All the data must come back unchanged, except that pictures are left out.

-- Material start --

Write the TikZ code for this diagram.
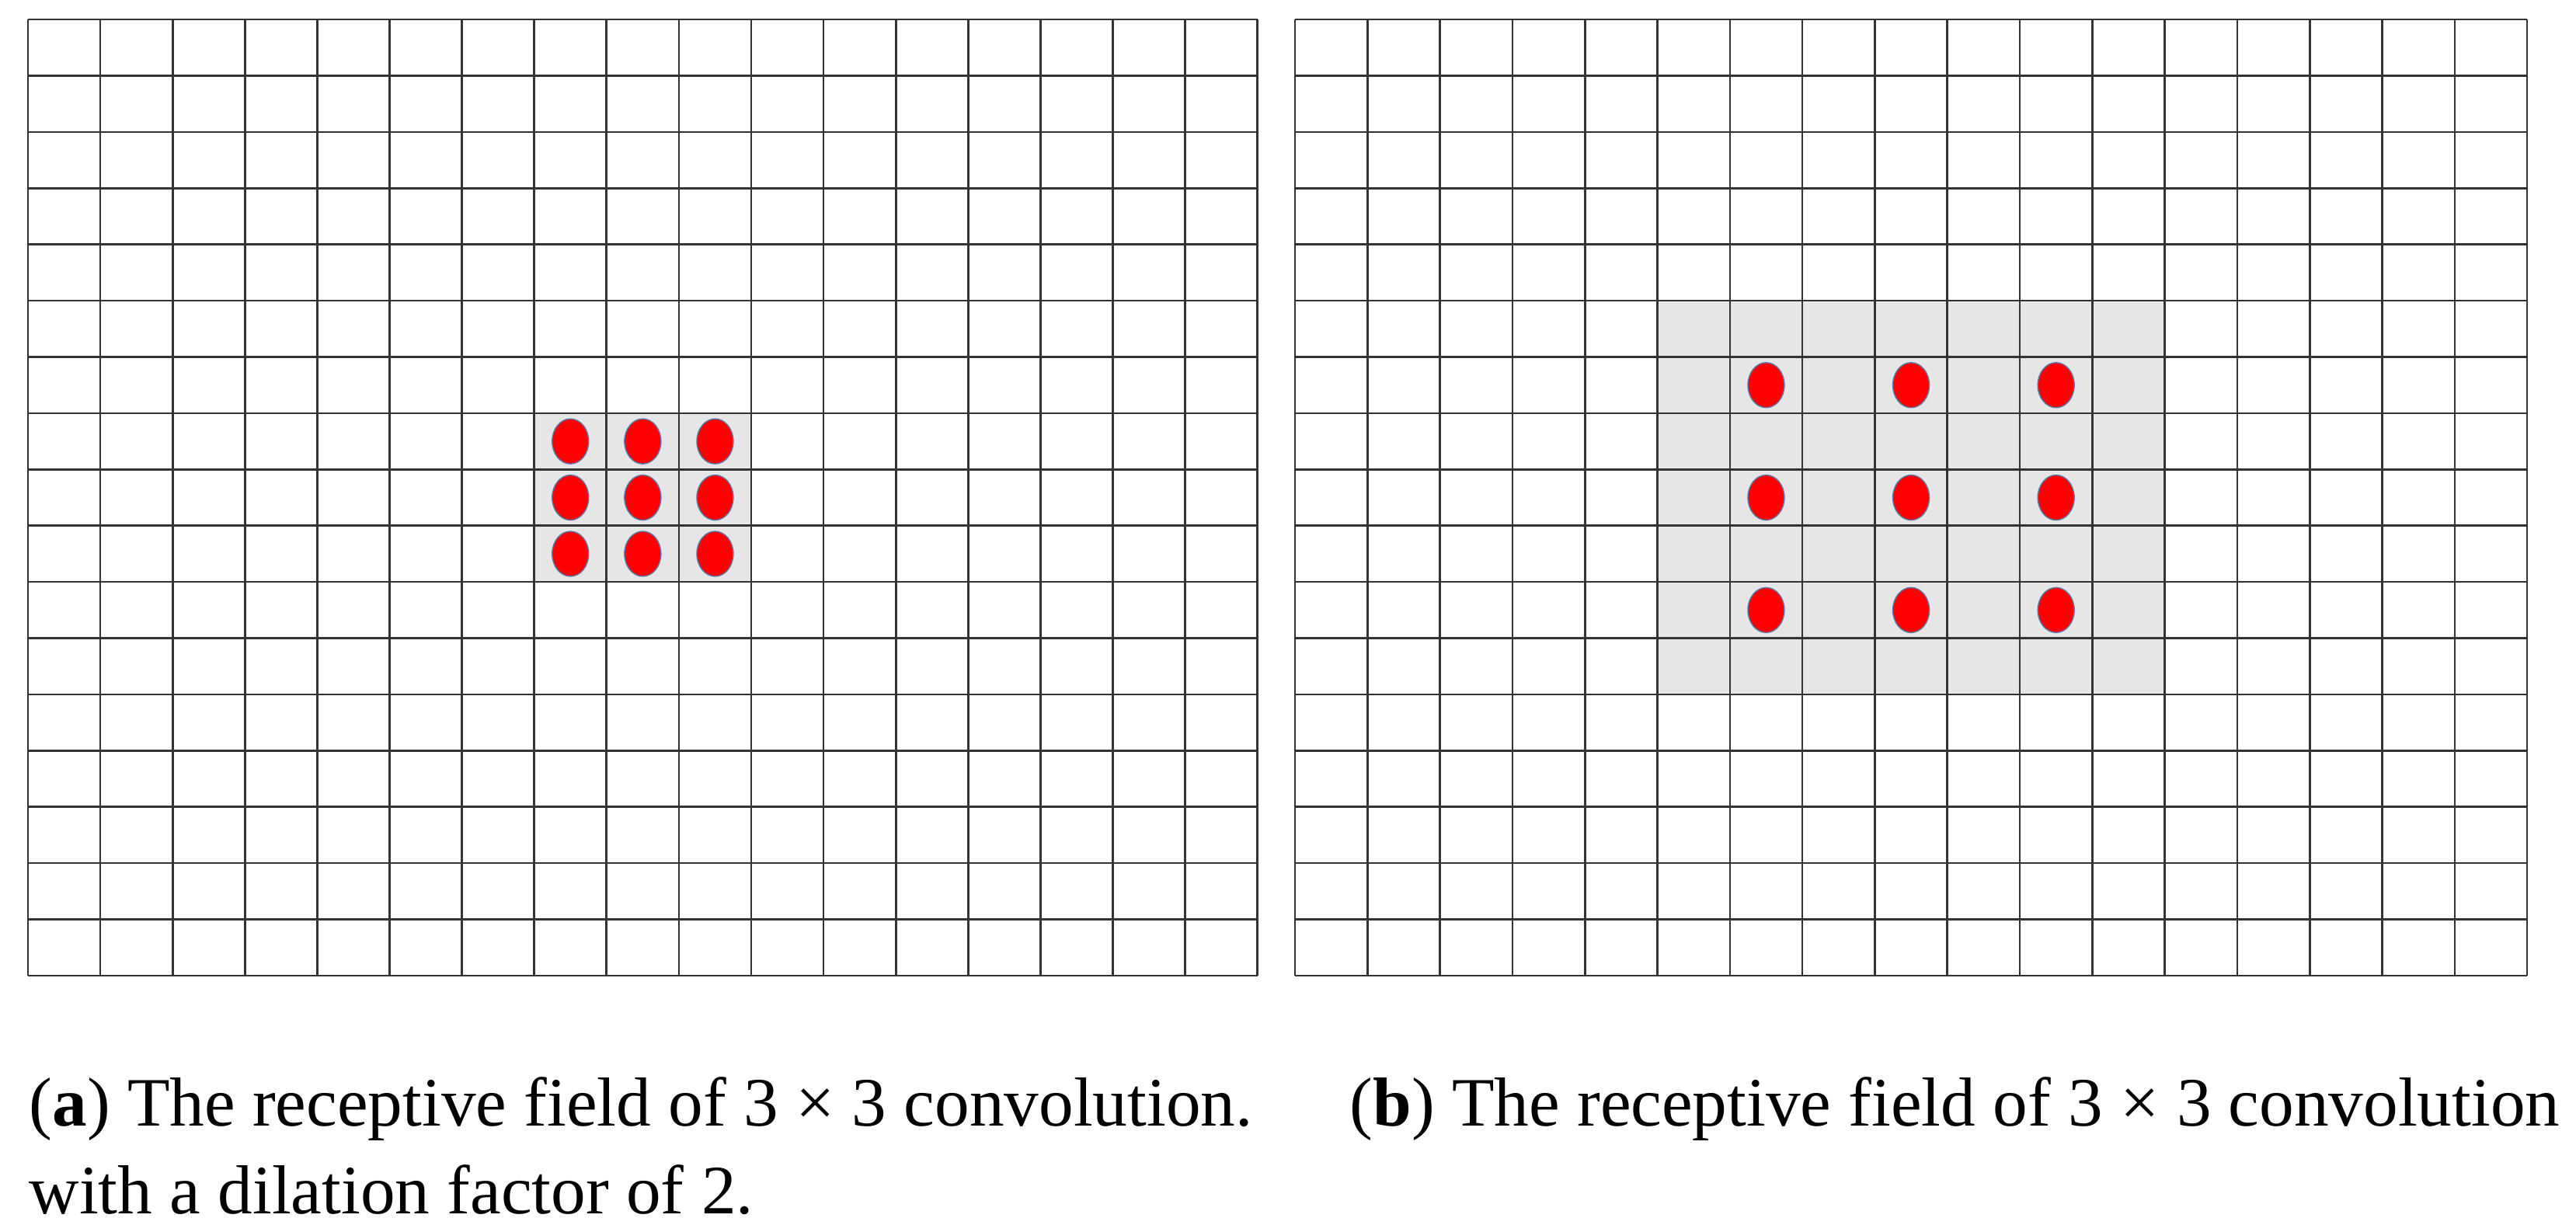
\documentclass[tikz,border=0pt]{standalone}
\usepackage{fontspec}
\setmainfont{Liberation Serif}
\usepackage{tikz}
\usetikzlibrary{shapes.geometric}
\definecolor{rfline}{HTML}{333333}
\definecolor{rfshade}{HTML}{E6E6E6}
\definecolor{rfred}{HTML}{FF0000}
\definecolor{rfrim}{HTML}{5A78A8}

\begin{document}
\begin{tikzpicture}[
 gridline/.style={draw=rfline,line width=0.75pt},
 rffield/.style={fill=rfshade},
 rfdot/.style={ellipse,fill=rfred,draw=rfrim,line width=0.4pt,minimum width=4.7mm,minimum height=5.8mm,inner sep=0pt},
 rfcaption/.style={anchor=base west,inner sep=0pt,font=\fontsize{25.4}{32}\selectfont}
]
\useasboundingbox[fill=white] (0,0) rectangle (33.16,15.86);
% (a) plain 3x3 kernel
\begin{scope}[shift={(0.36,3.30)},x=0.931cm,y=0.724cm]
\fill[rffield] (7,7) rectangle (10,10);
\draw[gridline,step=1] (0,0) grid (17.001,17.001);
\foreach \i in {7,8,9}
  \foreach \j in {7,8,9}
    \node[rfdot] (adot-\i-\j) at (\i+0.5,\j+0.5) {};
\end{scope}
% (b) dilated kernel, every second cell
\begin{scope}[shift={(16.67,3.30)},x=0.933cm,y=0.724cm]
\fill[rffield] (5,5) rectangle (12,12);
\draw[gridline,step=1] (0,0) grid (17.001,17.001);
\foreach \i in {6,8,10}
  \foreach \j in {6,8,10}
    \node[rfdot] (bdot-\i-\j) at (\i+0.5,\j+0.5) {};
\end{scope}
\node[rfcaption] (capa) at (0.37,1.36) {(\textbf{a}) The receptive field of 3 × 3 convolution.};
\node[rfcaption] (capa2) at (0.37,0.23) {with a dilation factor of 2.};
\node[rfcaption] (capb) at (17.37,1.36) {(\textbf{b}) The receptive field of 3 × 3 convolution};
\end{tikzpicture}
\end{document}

-- Material end --

--- Written answer ---
Write the TikZ code for this diagram.
\documentclass[tikz,border=0pt]{standalone}
\usepackage{fontspec}
\setmainfont{Liberation Serif}
\usepackage{tikz}
\usetikzlibrary{shapes.geometric}
\definecolor{rfline}{HTML}{333333}
\definecolor{rfshade}{HTML}{E6E6E6}
\definecolor{rfred}{HTML}{FF0000}
\definecolor{rfrim}{HTML}{5A78A8}

\begin{document}
\begin{tikzpicture}[
 gridline/.style={draw=rfline,line width=0.75pt},
 rffield/.style={fill=rfshade},
 rfdot/.style={ellipse,fill=rfred,draw=rfrim,line width=0.4pt,minimum width=4.7mm,minimum height=5.8mm,inner sep=0pt},
 rfcaption/.style={anchor=base west,inner sep=0pt,font=\fontsize{25.4}{32}\selectfont}
]
\useasboundingbox[fill=white] (0,0) rectangle (33.16,15.86);
% (a) plain 3x3 kernel
\begin{scope}[shift={(0.36,3.30)},x=0.931cm,y=0.724cm]
\fill[rffield] (7,7) rectangle (10,10);
\draw[gridline,step=1] (0,0) grid (17.001,17.001);
\foreach \i in {7,8,9}
  \foreach \j in {7,8,9}
    \node[rfdot] (adot-\i-\j) at (\i+0.5,\j+0.5) {};
\end{scope}
% (b) dilated kernel, every second cell
\begin{scope}[shift={(16.67,3.30)},x=0.933cm,y=0.724cm]
\fill[rffield] (5,5) rectangle (12,12);
\draw[gridline,step=1] (0,0) grid (17.001,17.001);
\foreach \i in {6,8,10}
  \foreach \j in {6,8,10}
    \node[rfdot] (bdot-\i-\j) at (\i+0.5,\j+0.5) {};
\end{scope}
\node[rfcaption] (capa) at (0.37,1.36) {(\textbf{a}) The receptive field of 3 × 3 convolution.};
\node[rfcaption] (capa2) at (0.37,0.23) {with a dilation factor of 2.};
\node[rfcaption] (capb) at (17.37,1.36) {(\textbf{b}) The receptive field of 3 × 3 convolution};
\end{tikzpicture}
\end{document}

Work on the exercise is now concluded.